» TO DO
Below is some material; set it all down exactly, apart from the pictures.

--- begin STORED DATA ---

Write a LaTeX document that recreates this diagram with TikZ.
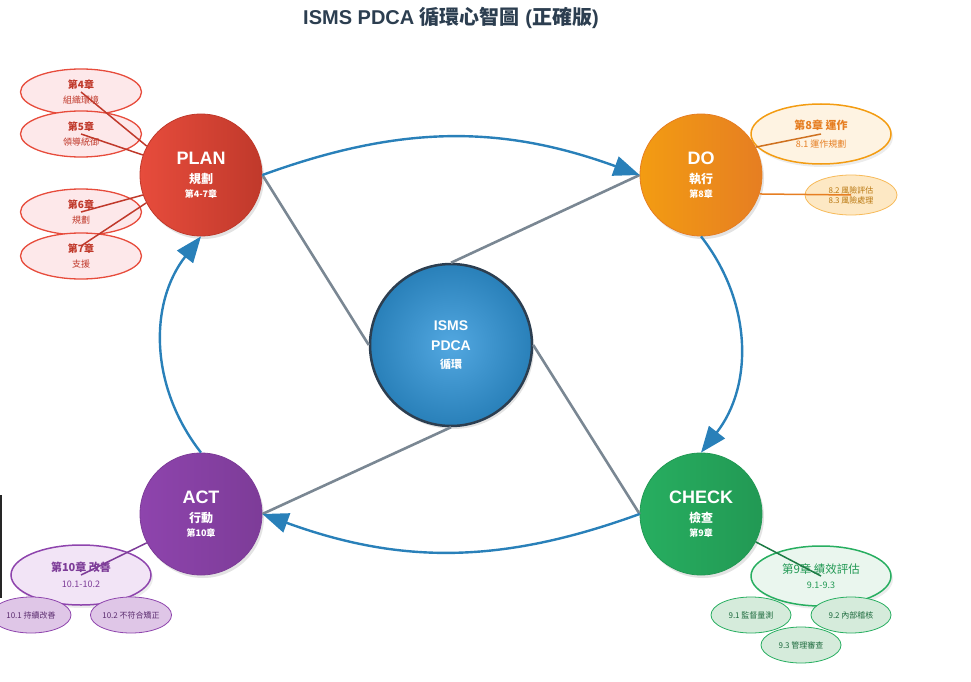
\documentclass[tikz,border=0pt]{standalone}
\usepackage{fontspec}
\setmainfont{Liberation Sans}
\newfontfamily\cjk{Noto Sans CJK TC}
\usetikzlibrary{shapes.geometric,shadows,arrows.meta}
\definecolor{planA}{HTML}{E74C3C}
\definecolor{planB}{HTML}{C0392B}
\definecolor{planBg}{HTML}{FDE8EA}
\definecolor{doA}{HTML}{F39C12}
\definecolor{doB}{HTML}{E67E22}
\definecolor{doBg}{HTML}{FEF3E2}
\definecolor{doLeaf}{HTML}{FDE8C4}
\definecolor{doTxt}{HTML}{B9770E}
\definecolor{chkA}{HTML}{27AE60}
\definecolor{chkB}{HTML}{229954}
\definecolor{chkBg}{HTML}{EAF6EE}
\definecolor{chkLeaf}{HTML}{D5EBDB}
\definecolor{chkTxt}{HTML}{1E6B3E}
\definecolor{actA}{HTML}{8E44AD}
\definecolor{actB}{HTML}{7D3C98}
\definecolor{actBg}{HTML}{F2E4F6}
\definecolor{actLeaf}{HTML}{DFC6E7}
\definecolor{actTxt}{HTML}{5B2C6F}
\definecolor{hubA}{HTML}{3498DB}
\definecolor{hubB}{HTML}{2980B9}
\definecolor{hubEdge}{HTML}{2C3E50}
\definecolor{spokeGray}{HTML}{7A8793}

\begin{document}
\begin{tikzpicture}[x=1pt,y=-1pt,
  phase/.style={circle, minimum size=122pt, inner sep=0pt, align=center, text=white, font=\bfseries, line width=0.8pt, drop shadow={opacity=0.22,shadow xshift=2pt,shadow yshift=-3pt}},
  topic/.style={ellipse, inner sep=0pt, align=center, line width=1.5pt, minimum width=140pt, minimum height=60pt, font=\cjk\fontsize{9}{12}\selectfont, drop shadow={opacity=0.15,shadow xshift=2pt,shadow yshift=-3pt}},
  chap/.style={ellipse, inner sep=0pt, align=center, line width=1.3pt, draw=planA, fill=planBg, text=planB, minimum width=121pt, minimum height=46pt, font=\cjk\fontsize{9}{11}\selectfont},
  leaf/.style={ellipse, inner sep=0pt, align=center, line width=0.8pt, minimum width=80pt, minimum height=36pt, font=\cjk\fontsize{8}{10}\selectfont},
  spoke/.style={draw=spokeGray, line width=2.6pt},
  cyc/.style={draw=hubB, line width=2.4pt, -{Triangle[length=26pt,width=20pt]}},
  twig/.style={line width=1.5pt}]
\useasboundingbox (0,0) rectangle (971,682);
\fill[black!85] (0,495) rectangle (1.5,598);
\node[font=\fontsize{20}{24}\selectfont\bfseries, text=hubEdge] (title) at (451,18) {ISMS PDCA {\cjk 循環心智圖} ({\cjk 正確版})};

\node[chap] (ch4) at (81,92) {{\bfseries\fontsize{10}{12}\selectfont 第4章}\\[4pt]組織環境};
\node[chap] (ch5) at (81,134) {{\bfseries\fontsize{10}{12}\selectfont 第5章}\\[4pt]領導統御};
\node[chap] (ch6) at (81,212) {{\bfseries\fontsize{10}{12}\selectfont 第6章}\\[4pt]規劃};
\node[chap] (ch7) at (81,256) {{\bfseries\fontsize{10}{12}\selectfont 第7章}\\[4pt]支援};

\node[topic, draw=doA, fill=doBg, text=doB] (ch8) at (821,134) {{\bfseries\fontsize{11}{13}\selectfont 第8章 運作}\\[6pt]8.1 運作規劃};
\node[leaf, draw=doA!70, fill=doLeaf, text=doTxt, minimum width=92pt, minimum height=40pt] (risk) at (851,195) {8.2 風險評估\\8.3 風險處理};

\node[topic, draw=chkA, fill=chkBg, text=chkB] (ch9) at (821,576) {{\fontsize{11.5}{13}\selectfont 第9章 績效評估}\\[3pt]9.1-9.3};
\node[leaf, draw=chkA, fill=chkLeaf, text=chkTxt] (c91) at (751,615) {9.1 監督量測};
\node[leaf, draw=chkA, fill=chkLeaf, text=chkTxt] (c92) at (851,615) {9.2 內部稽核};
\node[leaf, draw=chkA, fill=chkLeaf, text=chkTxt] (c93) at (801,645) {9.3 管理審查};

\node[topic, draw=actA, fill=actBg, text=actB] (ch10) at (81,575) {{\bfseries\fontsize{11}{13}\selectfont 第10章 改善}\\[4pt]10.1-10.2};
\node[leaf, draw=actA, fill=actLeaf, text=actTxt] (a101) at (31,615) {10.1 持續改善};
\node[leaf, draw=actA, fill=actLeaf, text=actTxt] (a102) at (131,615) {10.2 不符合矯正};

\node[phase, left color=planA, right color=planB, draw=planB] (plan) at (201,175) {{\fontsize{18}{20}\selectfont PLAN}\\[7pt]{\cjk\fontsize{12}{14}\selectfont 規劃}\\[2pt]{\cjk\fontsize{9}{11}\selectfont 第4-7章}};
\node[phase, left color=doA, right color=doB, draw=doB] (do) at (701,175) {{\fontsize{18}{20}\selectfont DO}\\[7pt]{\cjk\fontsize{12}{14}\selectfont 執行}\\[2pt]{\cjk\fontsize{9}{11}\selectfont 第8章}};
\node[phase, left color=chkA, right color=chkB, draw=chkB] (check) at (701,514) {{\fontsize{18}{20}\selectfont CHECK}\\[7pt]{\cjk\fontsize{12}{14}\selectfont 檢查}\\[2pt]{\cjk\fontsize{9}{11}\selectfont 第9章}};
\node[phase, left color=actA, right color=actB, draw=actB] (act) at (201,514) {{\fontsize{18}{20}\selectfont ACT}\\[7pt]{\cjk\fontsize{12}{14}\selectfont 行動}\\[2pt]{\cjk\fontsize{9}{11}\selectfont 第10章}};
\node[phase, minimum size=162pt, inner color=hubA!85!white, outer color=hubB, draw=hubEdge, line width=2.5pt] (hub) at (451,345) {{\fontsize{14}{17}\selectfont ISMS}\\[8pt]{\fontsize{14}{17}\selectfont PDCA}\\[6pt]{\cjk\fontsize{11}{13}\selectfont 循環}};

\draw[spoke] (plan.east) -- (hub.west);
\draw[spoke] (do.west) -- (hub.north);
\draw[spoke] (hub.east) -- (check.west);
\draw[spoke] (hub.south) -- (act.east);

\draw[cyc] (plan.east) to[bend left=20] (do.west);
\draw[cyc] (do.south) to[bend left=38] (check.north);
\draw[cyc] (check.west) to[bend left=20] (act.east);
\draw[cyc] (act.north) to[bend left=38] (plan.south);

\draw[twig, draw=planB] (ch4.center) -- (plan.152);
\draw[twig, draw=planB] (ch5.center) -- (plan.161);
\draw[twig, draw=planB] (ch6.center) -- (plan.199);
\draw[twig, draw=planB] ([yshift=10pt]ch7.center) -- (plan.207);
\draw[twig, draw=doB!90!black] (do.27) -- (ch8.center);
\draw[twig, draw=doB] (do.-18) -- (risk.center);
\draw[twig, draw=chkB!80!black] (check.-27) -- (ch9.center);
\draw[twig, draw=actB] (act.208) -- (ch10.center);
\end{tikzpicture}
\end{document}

--- end STORED DATA ---

» WRITTEN SOLUTION
Write a LaTeX document that recreates this diagram with TikZ.
\documentclass[tikz,border=0pt]{standalone}
\usepackage{fontspec}
\setmainfont{Liberation Sans}
\newfontfamily\cjk{Noto Sans CJK TC}
\usetikzlibrary{shapes.geometric,shadows,arrows.meta}
\definecolor{planA}{HTML}{E74C3C}
\definecolor{planB}{HTML}{C0392B}
\definecolor{planBg}{HTML}{FDE8EA}
\definecolor{doA}{HTML}{F39C12}
\definecolor{doB}{HTML}{E67E22}
\definecolor{doBg}{HTML}{FEF3E2}
\definecolor{doLeaf}{HTML}{FDE8C4}
\definecolor{doTxt}{HTML}{B9770E}
\definecolor{chkA}{HTML}{27AE60}
\definecolor{chkB}{HTML}{229954}
\definecolor{chkBg}{HTML}{EAF6EE}
\definecolor{chkLeaf}{HTML}{D5EBDB}
\definecolor{chkTxt}{HTML}{1E6B3E}
\definecolor{actA}{HTML}{8E44AD}
\definecolor{actB}{HTML}{7D3C98}
\definecolor{actBg}{HTML}{F2E4F6}
\definecolor{actLeaf}{HTML}{DFC6E7}
\definecolor{actTxt}{HTML}{5B2C6F}
\definecolor{hubA}{HTML}{3498DB}
\definecolor{hubB}{HTML}{2980B9}
\definecolor{hubEdge}{HTML}{2C3E50}
\definecolor{spokeGray}{HTML}{7A8793}

\begin{document}
\begin{tikzpicture}[x=1pt,y=-1pt,
  phase/.style={circle, minimum size=122pt, inner sep=0pt, align=center, text=white, font=\bfseries, line width=0.8pt, drop shadow={opacity=0.22,shadow xshift=2pt,shadow yshift=-3pt}},
  topic/.style={ellipse, inner sep=0pt, align=center, line width=1.5pt, minimum width=140pt, minimum height=60pt, font=\cjk\fontsize{9}{12}\selectfont, drop shadow={opacity=0.15,shadow xshift=2pt,shadow yshift=-3pt}},
  chap/.style={ellipse, inner sep=0pt, align=center, line width=1.3pt, draw=planA, fill=planBg, text=planB, minimum width=121pt, minimum height=46pt, font=\cjk\fontsize{9}{11}\selectfont},
  leaf/.style={ellipse, inner sep=0pt, align=center, line width=0.8pt, minimum width=80pt, minimum height=36pt, font=\cjk\fontsize{8}{10}\selectfont},
  spoke/.style={draw=spokeGray, line width=2.6pt},
  cyc/.style={draw=hubB, line width=2.4pt, -{Triangle[length=26pt,width=20pt]}},
  twig/.style={line width=1.5pt}]
\useasboundingbox (0,0) rectangle (971,682);
\fill[black!85] (0,495) rectangle (1.5,598);
\node[font=\fontsize{20}{24}\selectfont\bfseries, text=hubEdge] (title) at (451,18) {ISMS PDCA {\cjk 循環心智圖} ({\cjk 正確版})};

\node[chap] (ch4) at (81,92) {{\bfseries\fontsize{10}{12}\selectfont 第4章}\\[4pt]組織環境};
\node[chap] (ch5) at (81,134) {{\bfseries\fontsize{10}{12}\selectfont 第5章}\\[4pt]領導統御};
\node[chap] (ch6) at (81,212) {{\bfseries\fontsize{10}{12}\selectfont 第6章}\\[4pt]規劃};
\node[chap] (ch7) at (81,256) {{\bfseries\fontsize{10}{12}\selectfont 第7章}\\[4pt]支援};

\node[topic, draw=doA, fill=doBg, text=doB] (ch8) at (821,134) {{\bfseries\fontsize{11}{13}\selectfont 第8章 運作}\\[6pt]8.1 運作規劃};
\node[leaf, draw=doA!70, fill=doLeaf, text=doTxt, minimum width=92pt, minimum height=40pt] (risk) at (851,195) {8.2 風險評估\\8.3 風險處理};

\node[topic, draw=chkA, fill=chkBg, text=chkB] (ch9) at (821,576) {{\fontsize{11.5}{13}\selectfont 第9章 績效評估}\\[3pt]9.1-9.3};
\node[leaf, draw=chkA, fill=chkLeaf, text=chkTxt] (c91) at (751,615) {9.1 監督量測};
\node[leaf, draw=chkA, fill=chkLeaf, text=chkTxt] (c92) at (851,615) {9.2 內部稽核};
\node[leaf, draw=chkA, fill=chkLeaf, text=chkTxt] (c93) at (801,645) {9.3 管理審查};

\node[topic, draw=actA, fill=actBg, text=actB] (ch10) at (81,575) {{\bfseries\fontsize{11}{13}\selectfont 第10章 改善}\\[4pt]10.1-10.2};
\node[leaf, draw=actA, fill=actLeaf, text=actTxt] (a101) at (31,615) {10.1 持續改善};
\node[leaf, draw=actA, fill=actLeaf, text=actTxt] (a102) at (131,615) {10.2 不符合矯正};

\node[phase, left color=planA, right color=planB, draw=planB] (plan) at (201,175) {{\fontsize{18}{20}\selectfont PLAN}\\[7pt]{\cjk\fontsize{12}{14}\selectfont 規劃}\\[2pt]{\cjk\fontsize{9}{11}\selectfont 第4-7章}};
\node[phase, left color=doA, right color=doB, draw=doB] (do) at (701,175) {{\fontsize{18}{20}\selectfont DO}\\[7pt]{\cjk\fontsize{12}{14}\selectfont 執行}\\[2pt]{\cjk\fontsize{9}{11}\selectfont 第8章}};
\node[phase, left color=chkA, right color=chkB, draw=chkB] (check) at (701,514) {{\fontsize{18}{20}\selectfont CHECK}\\[7pt]{\cjk\fontsize{12}{14}\selectfont 檢查}\\[2pt]{\cjk\fontsize{9}{11}\selectfont 第9章}};
\node[phase, left color=actA, right color=actB, draw=actB] (act) at (201,514) {{\fontsize{18}{20}\selectfont ACT}\\[7pt]{\cjk\fontsize{12}{14}\selectfont 行動}\\[2pt]{\cjk\fontsize{9}{11}\selectfont 第10章}};
\node[phase, minimum size=162pt, inner color=hubA!85!white, outer color=hubB, draw=hubEdge, line width=2.5pt] (hub) at (451,345) {{\fontsize{14}{17}\selectfont ISMS}\\[8pt]{\fontsize{14}{17}\selectfont PDCA}\\[6pt]{\cjk\fontsize{11}{13}\selectfont 循環}};

\draw[spoke] (plan.east) -- (hub.west);
\draw[spoke] (do.west) -- (hub.north);
\draw[spoke] (hub.east) -- (check.west);
\draw[spoke] (hub.south) -- (act.east);

\draw[cyc] (plan.east) to[bend left=20] (do.west);
\draw[cyc] (do.south) to[bend left=38] (check.north);
\draw[cyc] (check.west) to[bend left=20] (act.east);
\draw[cyc] (act.north) to[bend left=38] (plan.south);

\draw[twig, draw=planB] (ch4.center) -- (plan.152);
\draw[twig, draw=planB] (ch5.center) -- (plan.161);
\draw[twig, draw=planB] (ch6.center) -- (plan.199);
\draw[twig, draw=planB] ([yshift=10pt]ch7.center) -- (plan.207);
\draw[twig, draw=doB!90!black] (do.27) -- (ch8.center);
\draw[twig, draw=doB] (do.-18) -- (risk.center);
\draw[twig, draw=chkB!80!black] (check.-27) -- (ch9.center);
\draw[twig, draw=actB] (act.208) -- (ch10.center);
\end{tikzpicture}
\end{document}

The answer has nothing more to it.